╭──
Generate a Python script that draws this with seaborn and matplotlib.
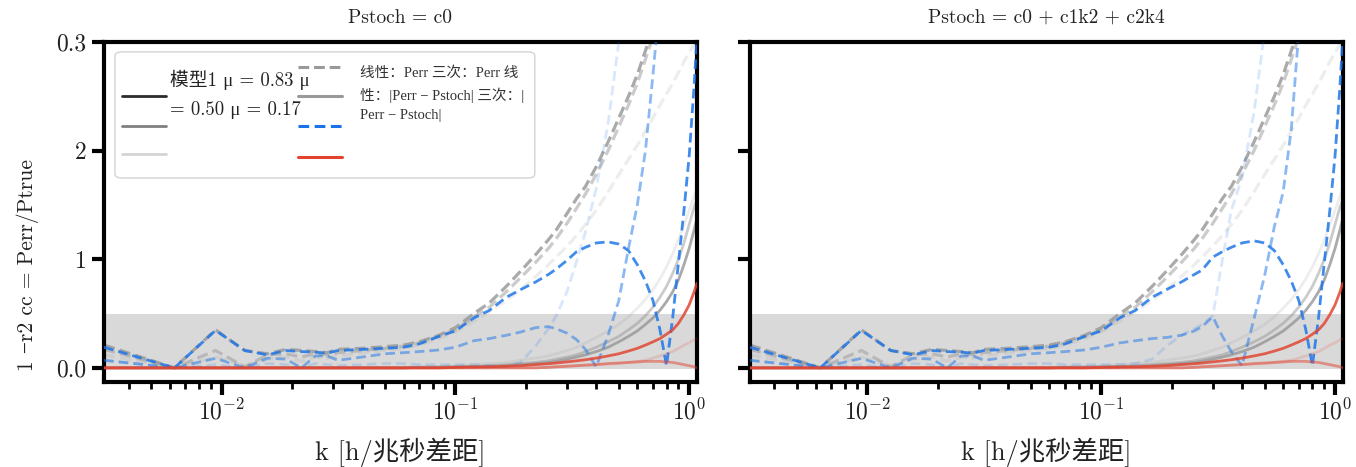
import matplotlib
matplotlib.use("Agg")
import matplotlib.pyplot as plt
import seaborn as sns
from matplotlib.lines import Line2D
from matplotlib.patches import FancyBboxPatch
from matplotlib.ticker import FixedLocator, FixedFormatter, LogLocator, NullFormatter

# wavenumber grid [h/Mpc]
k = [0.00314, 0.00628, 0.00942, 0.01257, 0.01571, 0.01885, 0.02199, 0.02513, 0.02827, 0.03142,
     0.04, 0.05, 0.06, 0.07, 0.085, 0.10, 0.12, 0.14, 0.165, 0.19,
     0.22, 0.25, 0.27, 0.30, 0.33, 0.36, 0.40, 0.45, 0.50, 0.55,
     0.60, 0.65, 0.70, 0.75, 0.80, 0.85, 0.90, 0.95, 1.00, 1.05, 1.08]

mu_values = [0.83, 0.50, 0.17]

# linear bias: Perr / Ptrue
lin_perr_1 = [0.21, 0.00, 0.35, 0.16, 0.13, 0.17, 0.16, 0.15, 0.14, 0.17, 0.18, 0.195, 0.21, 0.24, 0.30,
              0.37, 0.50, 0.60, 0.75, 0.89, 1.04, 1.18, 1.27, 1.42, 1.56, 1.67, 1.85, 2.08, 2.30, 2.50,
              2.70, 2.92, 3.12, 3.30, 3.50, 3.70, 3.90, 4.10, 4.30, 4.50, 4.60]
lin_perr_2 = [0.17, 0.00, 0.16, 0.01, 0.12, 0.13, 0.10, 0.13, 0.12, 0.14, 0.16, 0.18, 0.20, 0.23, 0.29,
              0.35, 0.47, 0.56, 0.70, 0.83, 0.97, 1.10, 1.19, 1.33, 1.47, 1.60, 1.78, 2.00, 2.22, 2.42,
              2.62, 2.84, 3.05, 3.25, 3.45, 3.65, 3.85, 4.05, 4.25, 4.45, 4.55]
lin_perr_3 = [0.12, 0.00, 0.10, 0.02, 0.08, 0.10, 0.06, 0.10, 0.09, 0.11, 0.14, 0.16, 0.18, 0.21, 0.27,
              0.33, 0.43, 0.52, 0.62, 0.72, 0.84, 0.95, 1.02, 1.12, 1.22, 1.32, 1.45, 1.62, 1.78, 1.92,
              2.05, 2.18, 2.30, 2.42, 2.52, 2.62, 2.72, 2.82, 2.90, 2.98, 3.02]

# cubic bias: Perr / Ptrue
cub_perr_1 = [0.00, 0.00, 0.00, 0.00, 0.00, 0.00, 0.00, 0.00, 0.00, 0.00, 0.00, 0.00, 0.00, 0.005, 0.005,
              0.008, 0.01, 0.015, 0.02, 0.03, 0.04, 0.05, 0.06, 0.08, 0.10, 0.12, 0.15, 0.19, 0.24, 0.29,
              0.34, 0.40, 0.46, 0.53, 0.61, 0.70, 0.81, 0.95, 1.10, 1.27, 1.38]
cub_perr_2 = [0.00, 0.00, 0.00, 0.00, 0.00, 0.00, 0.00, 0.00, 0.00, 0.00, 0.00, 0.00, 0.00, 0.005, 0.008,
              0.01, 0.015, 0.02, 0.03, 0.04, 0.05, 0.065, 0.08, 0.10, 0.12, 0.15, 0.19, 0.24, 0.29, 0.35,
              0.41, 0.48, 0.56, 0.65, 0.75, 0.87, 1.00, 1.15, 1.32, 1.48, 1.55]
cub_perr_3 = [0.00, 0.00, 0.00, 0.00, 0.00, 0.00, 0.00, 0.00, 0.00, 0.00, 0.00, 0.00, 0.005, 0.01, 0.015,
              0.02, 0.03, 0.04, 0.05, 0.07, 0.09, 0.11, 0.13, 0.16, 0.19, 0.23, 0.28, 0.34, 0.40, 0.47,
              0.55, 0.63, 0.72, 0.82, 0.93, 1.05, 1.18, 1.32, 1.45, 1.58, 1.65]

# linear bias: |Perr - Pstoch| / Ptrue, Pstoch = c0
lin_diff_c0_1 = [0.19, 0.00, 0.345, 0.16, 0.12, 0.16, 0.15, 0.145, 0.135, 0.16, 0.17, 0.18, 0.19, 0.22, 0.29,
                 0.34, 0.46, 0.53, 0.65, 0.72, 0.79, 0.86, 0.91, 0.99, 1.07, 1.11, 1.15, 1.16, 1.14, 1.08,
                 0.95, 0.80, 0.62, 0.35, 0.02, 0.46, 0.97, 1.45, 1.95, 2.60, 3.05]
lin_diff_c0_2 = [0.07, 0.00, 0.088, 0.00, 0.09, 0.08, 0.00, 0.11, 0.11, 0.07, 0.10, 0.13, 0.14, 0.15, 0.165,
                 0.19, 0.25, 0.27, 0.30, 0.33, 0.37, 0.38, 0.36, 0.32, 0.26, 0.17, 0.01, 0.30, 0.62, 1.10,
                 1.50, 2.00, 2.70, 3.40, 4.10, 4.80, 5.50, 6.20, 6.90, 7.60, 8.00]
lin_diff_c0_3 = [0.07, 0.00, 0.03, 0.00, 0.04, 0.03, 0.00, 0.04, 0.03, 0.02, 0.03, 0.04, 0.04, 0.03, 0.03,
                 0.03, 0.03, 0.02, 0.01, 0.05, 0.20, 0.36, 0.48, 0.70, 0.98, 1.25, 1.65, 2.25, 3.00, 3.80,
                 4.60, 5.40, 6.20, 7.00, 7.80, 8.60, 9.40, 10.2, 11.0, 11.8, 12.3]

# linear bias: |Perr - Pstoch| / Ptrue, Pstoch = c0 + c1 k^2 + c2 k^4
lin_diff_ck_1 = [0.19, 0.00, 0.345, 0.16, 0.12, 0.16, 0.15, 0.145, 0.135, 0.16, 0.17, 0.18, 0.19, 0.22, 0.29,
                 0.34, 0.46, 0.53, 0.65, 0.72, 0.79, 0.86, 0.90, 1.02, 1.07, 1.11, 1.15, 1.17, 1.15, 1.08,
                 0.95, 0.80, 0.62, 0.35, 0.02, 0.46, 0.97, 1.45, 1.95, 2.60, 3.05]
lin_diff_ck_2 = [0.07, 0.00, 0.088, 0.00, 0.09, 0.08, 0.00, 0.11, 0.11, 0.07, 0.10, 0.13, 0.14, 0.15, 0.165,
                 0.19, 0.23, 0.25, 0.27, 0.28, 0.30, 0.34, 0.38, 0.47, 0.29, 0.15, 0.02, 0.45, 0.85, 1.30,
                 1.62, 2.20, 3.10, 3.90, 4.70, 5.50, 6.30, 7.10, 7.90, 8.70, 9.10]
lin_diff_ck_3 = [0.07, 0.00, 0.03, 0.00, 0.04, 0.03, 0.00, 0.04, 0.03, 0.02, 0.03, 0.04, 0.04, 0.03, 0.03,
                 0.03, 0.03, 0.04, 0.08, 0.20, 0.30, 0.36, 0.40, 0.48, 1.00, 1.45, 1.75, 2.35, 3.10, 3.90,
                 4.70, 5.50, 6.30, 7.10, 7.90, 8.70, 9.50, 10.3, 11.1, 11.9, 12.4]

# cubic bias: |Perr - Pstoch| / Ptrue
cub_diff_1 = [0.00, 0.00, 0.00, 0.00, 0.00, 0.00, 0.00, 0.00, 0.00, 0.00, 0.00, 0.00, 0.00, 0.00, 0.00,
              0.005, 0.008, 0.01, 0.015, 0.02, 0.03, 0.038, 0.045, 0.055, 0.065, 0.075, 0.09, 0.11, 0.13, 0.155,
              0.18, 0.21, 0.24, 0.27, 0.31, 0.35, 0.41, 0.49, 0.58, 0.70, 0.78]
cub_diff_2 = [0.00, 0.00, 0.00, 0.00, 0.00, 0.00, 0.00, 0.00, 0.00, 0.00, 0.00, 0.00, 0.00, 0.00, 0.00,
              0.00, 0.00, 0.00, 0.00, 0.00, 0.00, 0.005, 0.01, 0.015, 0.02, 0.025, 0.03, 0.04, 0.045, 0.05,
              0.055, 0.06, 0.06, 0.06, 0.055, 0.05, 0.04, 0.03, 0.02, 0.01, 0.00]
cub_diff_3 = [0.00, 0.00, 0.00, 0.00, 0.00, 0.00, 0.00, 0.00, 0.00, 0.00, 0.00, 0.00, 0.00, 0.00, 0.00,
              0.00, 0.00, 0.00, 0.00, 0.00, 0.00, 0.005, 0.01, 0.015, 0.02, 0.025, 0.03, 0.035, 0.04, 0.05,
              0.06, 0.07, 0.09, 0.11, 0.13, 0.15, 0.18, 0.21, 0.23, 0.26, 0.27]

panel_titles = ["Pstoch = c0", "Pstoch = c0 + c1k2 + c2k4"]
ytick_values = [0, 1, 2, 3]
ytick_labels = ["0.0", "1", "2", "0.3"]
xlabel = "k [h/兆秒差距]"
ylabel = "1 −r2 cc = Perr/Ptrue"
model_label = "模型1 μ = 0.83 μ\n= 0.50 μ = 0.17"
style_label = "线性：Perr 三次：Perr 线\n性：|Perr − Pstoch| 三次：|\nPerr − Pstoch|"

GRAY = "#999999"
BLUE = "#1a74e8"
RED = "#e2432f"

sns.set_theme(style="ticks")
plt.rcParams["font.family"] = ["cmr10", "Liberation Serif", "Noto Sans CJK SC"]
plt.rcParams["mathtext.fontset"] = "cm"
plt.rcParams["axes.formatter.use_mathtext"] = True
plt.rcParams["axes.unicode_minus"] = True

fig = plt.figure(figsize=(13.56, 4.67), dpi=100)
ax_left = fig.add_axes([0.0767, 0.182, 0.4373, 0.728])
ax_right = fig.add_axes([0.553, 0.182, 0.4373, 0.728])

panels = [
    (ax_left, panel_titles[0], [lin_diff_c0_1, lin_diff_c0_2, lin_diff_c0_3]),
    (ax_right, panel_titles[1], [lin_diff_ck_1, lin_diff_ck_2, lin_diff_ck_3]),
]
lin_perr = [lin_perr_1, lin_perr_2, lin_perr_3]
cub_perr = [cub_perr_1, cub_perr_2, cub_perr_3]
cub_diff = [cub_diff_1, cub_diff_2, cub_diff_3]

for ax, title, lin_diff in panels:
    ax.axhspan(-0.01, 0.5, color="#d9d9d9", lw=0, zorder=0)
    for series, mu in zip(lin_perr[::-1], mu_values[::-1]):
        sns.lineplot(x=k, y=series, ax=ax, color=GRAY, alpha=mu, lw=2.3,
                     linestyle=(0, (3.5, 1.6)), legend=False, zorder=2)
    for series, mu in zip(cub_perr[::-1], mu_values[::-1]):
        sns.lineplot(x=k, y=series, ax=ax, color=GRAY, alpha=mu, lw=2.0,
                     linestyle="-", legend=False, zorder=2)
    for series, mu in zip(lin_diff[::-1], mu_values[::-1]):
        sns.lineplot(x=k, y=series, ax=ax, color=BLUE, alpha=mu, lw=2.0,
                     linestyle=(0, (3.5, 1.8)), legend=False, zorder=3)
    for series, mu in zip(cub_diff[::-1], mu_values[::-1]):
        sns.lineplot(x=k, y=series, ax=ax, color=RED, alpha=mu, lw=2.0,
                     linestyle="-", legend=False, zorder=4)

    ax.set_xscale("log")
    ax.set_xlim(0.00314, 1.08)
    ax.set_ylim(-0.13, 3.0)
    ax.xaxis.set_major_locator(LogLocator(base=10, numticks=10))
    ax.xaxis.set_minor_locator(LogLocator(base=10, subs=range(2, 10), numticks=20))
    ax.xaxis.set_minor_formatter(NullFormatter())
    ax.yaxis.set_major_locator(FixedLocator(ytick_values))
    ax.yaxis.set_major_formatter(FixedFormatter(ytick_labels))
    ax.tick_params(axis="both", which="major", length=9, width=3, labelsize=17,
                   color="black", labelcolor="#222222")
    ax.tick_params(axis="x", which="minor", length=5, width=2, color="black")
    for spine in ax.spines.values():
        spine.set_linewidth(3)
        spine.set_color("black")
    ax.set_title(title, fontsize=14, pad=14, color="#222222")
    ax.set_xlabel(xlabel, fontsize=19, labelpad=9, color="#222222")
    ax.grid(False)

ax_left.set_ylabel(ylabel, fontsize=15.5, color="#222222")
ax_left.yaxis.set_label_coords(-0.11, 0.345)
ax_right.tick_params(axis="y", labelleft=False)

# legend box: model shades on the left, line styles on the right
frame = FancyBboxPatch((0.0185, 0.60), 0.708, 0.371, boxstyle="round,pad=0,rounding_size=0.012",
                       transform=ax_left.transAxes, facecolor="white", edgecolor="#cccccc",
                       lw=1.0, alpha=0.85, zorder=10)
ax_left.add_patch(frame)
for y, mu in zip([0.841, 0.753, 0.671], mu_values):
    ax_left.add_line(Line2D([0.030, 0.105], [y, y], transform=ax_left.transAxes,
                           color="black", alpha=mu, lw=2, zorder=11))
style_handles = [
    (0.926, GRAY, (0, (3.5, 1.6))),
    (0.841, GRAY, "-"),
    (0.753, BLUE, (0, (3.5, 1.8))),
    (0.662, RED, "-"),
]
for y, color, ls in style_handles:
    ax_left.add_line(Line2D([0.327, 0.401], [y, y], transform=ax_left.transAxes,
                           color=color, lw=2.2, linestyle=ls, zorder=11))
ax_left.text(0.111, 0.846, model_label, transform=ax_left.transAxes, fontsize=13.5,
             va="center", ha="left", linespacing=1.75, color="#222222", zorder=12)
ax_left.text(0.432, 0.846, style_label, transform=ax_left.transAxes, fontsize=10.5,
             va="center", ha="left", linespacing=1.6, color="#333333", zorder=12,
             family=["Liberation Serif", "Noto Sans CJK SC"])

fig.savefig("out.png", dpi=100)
╰──
╭──
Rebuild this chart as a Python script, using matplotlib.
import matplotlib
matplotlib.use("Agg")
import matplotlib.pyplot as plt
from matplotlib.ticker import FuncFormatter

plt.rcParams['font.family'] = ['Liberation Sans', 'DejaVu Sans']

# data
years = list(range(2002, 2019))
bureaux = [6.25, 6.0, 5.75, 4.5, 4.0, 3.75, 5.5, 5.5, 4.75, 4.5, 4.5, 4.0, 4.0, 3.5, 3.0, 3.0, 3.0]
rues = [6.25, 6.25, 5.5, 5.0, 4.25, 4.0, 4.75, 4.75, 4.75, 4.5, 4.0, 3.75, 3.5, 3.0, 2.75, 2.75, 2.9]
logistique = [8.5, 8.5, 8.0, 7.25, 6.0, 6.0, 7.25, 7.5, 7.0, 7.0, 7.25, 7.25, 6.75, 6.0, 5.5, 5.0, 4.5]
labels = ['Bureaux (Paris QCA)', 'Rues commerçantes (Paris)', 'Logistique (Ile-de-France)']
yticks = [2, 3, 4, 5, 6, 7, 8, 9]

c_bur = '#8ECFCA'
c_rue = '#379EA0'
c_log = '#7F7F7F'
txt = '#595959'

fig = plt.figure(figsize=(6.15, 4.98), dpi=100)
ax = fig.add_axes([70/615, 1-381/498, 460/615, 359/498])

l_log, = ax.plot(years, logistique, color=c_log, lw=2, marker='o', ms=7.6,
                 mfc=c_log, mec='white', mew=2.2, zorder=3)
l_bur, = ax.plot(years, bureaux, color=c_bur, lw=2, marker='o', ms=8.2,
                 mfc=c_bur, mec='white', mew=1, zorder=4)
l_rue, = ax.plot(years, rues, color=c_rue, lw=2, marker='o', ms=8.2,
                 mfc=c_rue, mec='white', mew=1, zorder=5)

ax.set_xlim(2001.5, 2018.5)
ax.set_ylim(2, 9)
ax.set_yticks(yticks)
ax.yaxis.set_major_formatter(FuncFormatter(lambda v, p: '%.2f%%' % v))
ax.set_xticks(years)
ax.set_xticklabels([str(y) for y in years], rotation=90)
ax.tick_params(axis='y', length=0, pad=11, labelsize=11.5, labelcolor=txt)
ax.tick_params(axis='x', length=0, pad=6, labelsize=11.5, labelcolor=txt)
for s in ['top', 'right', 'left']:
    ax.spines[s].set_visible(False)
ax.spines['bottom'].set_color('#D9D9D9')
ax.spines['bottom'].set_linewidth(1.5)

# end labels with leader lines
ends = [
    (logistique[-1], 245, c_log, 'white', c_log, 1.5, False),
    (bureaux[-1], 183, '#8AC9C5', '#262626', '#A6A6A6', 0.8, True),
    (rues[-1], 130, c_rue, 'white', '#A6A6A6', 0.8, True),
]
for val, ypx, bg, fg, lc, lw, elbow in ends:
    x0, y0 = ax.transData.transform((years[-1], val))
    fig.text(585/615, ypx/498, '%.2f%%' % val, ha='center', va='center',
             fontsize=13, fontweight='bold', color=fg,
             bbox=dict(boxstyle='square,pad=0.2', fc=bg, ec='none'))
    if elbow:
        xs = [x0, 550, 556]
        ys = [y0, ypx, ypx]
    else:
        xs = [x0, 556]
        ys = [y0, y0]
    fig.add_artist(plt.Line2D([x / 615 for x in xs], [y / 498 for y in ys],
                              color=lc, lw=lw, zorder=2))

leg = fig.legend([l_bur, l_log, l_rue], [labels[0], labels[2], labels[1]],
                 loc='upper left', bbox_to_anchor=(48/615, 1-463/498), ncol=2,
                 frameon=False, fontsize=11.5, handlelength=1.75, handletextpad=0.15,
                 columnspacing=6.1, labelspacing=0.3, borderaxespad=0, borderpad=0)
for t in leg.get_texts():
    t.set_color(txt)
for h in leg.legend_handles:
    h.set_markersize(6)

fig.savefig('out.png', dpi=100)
╰──
╭──
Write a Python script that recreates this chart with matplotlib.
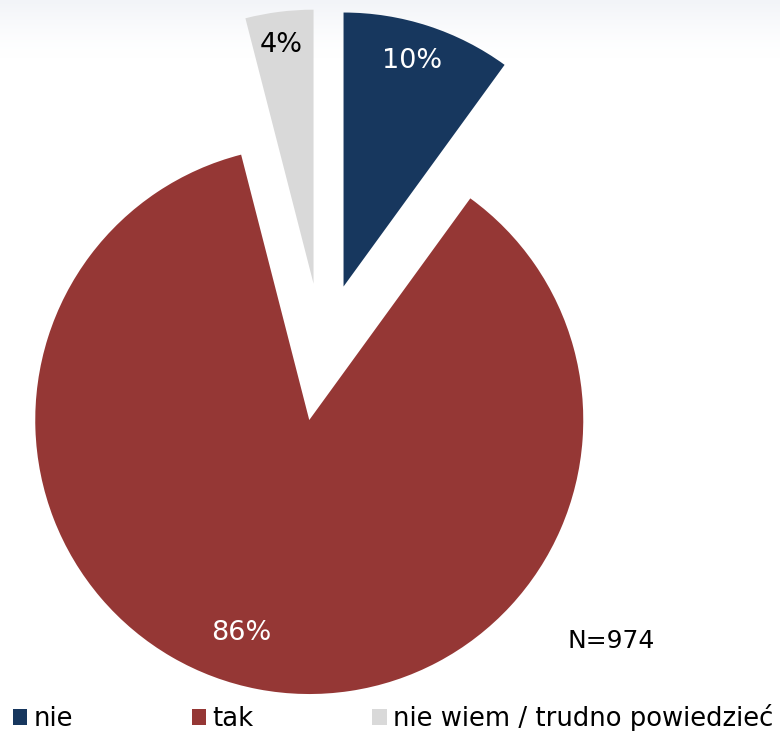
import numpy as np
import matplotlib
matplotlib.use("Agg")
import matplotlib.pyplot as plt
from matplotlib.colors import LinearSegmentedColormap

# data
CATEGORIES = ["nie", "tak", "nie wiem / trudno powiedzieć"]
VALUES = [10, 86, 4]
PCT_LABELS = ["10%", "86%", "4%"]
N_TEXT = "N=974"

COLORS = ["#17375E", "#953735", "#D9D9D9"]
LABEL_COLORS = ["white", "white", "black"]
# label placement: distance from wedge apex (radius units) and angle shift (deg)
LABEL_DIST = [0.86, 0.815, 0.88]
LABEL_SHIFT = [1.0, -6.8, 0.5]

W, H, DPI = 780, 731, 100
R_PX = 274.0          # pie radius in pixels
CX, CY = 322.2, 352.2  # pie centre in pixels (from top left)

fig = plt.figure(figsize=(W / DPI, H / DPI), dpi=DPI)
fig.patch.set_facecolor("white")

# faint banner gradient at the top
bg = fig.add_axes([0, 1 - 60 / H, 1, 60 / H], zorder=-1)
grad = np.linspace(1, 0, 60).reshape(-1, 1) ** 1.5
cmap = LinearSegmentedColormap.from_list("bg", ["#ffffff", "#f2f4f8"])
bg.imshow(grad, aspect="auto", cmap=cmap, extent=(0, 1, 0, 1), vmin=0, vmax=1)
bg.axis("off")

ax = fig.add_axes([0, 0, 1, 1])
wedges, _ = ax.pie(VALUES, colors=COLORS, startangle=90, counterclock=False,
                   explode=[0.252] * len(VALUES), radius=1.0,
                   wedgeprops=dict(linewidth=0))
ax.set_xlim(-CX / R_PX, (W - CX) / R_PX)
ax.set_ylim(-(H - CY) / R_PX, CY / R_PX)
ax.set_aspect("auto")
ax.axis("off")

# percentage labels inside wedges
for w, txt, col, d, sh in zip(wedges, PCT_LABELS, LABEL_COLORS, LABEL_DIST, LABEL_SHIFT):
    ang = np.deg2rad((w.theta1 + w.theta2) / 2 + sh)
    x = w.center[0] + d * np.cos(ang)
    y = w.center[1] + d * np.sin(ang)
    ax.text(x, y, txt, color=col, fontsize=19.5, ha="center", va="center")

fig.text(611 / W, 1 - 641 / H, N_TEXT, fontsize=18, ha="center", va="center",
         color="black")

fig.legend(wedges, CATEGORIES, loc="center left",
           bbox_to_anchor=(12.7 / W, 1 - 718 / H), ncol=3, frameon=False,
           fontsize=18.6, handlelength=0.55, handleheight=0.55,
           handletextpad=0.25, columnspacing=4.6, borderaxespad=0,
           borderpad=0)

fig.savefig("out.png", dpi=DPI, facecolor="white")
╰──
WHAT YOU SHOULD DO
In the listing above, locate the line containing "Rebuild this chart" and the line containing "plt.rcParams['font.family'] = ['Liberation". Extract those two lines and every line between them, exactly as written, and only those.

EXERCISE RESULT
Rebuild this chart as a Python script, using matplotlib.
import matplotlib
matplotlib.use("Agg")
import matplotlib.pyplot as plt
from matplotlib.ticker import FuncFormatter

plt.rcParams['font.family'] = ['Liberation Sans', 'DejaVu Sans']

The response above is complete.